_COLLECTED MATERIAL_
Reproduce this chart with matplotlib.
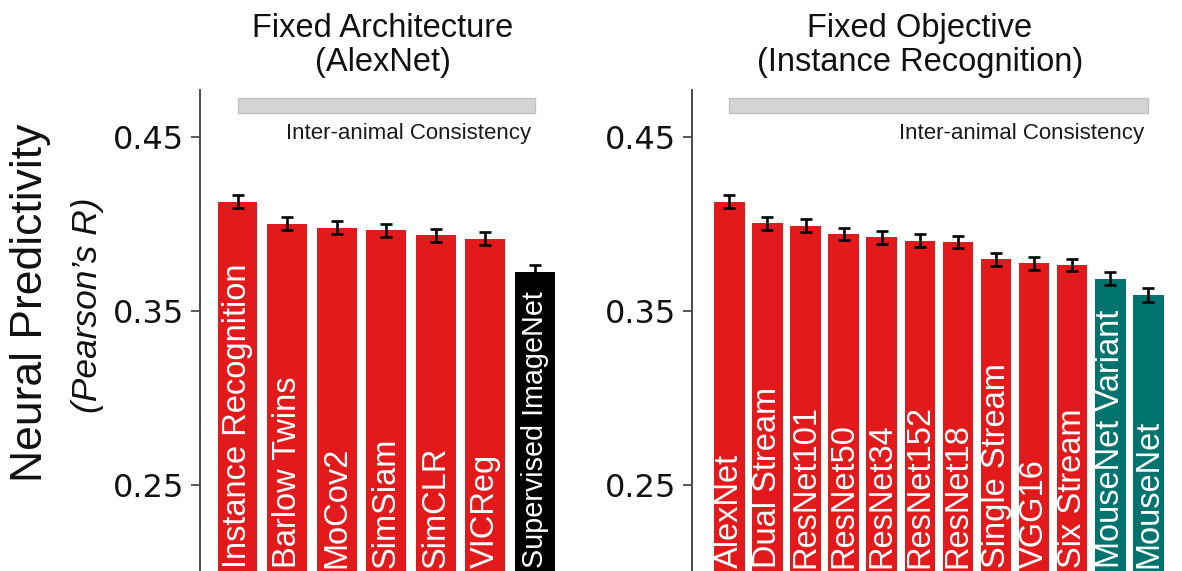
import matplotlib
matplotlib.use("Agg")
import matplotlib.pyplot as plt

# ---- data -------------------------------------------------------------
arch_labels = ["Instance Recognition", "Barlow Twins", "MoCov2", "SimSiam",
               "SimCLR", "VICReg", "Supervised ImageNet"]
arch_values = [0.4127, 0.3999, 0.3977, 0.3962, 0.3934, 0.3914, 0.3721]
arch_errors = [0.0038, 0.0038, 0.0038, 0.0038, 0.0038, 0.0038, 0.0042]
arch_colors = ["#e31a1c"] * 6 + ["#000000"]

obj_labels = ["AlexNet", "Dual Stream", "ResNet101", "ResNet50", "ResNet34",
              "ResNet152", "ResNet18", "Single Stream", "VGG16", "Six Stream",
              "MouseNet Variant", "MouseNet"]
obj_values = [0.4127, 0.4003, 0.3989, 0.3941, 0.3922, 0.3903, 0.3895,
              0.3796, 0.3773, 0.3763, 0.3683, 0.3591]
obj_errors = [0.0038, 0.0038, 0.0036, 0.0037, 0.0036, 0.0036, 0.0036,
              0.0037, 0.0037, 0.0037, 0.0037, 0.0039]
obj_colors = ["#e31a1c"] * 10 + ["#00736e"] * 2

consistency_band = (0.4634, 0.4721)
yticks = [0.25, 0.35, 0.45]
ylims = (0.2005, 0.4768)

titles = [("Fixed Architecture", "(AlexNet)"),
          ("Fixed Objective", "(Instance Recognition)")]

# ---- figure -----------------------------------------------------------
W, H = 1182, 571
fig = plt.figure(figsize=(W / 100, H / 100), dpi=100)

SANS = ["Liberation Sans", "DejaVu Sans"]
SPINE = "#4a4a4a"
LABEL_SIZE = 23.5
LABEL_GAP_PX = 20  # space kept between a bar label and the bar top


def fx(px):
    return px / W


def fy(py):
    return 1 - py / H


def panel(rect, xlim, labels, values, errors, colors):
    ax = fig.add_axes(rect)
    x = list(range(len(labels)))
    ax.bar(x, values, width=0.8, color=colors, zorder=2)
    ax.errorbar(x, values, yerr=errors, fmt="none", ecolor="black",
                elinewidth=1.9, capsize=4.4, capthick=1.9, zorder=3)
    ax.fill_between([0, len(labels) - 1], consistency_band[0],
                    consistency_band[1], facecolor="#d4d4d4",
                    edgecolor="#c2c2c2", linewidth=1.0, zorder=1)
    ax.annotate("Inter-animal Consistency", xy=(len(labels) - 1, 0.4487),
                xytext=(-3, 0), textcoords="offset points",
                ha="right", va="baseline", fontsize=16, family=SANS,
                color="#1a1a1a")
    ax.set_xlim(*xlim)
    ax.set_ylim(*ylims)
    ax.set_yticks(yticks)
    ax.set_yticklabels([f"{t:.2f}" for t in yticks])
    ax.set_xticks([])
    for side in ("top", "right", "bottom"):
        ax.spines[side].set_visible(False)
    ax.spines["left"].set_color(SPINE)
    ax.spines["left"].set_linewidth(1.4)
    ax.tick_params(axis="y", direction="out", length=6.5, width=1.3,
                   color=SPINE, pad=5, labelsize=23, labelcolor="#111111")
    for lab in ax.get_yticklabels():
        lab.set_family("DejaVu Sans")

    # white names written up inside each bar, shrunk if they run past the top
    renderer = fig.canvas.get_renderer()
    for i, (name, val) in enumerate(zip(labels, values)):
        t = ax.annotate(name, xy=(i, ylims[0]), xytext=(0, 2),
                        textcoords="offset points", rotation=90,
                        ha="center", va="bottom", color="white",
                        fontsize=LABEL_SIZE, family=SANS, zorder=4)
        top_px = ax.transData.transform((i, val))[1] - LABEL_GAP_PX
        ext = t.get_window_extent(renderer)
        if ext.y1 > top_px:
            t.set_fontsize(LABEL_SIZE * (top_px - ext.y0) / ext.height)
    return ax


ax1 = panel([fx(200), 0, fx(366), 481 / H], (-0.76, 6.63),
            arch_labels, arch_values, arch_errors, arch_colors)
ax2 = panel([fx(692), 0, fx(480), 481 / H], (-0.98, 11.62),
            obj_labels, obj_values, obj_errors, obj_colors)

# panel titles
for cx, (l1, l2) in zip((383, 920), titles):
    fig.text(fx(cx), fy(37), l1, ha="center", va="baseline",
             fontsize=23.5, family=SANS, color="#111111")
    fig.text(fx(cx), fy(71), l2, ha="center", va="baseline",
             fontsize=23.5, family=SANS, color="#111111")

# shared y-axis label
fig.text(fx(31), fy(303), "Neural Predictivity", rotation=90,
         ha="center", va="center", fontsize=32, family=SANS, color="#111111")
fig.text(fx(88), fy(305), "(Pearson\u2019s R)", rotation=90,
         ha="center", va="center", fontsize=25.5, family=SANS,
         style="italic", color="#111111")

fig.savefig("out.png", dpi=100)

_GIVEN EXERCISE_
Copy each line above precisely, dropping the pictures.

_THE OUTPUT_
Reproduce this chart with matplotlib.
import matplotlib
matplotlib.use("Agg")
import matplotlib.pyplot as plt

# ---- data -------------------------------------------------------------
arch_labels = ["Instance Recognition", "Barlow Twins", "MoCov2", "SimSiam",
               "SimCLR", "VICReg", "Supervised ImageNet"]
arch_values = [0.4127, 0.3999, 0.3977, 0.3962, 0.3934, 0.3914, 0.3721]
arch_errors = [0.0038, 0.0038, 0.0038, 0.0038, 0.0038, 0.0038, 0.0042]
arch_colors = ["#e31a1c"] * 6 + ["#000000"]

obj_labels = ["AlexNet", "Dual Stream", "ResNet101", "ResNet50", "ResNet34",
              "ResNet152", "ResNet18", "Single Stream", "VGG16", "Six Stream",
              "MouseNet Variant", "MouseNet"]
obj_values = [0.4127, 0.4003, 0.3989, 0.3941, 0.3922, 0.3903, 0.3895,
              0.3796, 0.3773, 0.3763, 0.3683, 0.3591]
obj_errors = [0.0038, 0.0038, 0.0036, 0.0037, 0.0036, 0.0036, 0.0036,
              0.0037, 0.0037, 0.0037, 0.0037, 0.0039]
obj_colors = ["#e31a1c"] * 10 + ["#00736e"] * 2

consistency_band = (0.4634, 0.4721)
yticks = [0.25, 0.35, 0.45]
ylims = (0.2005, 0.4768)

titles = [("Fixed Architecture", "(AlexNet)"),
          ("Fixed Objective", "(Instance Recognition)")]

# ---- figure -----------------------------------------------------------
W, H = 1182, 571
fig = plt.figure(figsize=(W / 100, H / 100), dpi=100)

SANS = ["Liberation Sans", "DejaVu Sans"]
SPINE = "#4a4a4a"
LABEL_SIZE = 23.5
LABEL_GAP_PX = 20  # space kept between a bar label and the bar top


def fx(px):
    return px / W


def fy(py):
    return 1 - py / H


def panel(rect, xlim, labels, values, errors, colors):
    ax = fig.add_axes(rect)
    x = list(range(len(labels)))
    ax.bar(x, values, width=0.8, color=colors, zorder=2)
    ax.errorbar(x, values, yerr=errors, fmt="none", ecolor="black",
                elinewidth=1.9, capsize=4.4, capthick=1.9, zorder=3)
    ax.fill_between([0, len(labels) - 1], consistency_band[0],
                    consistency_band[1], facecolor="#d4d4d4",
                    edgecolor="#c2c2c2", linewidth=1.0, zorder=1)
    ax.annotate("Inter-animal Consistency", xy=(len(labels) - 1, 0.4487),
                xytext=(-3, 0), textcoords="offset points",
                ha="right", va="baseline", fontsize=16, family=SANS,
                color="#1a1a1a")
    ax.set_xlim(*xlim)
    ax.set_ylim(*ylims)
    ax.set_yticks(yticks)
    ax.set_yticklabels([f"{t:.2f}" for t in yticks])
    ax.set_xticks([])
    for side in ("top", "right", "bottom"):
        ax.spines[side].set_visible(False)
    ax.spines["left"].set_color(SPINE)
    ax.spines["left"].set_linewidth(1.4)
    ax.tick_params(axis="y", direction="out", length=6.5, width=1.3,
                   color=SPINE, pad=5, labelsize=23, labelcolor="#111111")
    for lab in ax.get_yticklabels():
        lab.set_family("DejaVu Sans")

    # white names written up inside each bar, shrunk if they run past the top
    renderer = fig.canvas.get_renderer()
    for i, (name, val) in enumerate(zip(labels, values)):
        t = ax.annotate(name, xy=(i, ylims[0]), xytext=(0, 2),
                        textcoords="offset points", rotation=90,
                        ha="center", va="bottom", color="white",
                        fontsize=LABEL_SIZE, family=SANS, zorder=4)
        top_px = ax.transData.transform((i, val))[1] - LABEL_GAP_PX
        ext = t.get_window_extent(renderer)
        if ext.y1 > top_px:
            t.set_fontsize(LABEL_SIZE * (top_px - ext.y0) / ext.height)
    return ax


ax1 = panel([fx(200), 0, fx(366), 481 / H], (-0.76, 6.63),
            arch_labels, arch_values, arch_errors, arch_colors)
ax2 = panel([fx(692), 0, fx(480), 481 / H], (-0.98, 11.62),
            obj_labels, obj_values, obj_errors, obj_colors)

# panel titles
for cx, (l1, l2) in zip((383, 920), titles):
    fig.text(fx(cx), fy(37), l1, ha="center", va="baseline",
             fontsize=23.5, family=SANS, color="#111111")
    fig.text(fx(cx), fy(71), l2, ha="center", va="baseline",
             fontsize=23.5, family=SANS, color="#111111")

# shared y-axis label
fig.text(fx(31), fy(303), "Neural Predictivity", rotation=90,
         ha="center", va="center", fontsize=32, family=SANS, color="#111111")
fig.text(fx(88), fy(305), "(Pearson\u2019s R)", rotation=90,
         ha="center", va="center", fontsize=25.5, family=SANS,
         style="italic", color="#111111")

fig.savefig("out.png", dpi=100)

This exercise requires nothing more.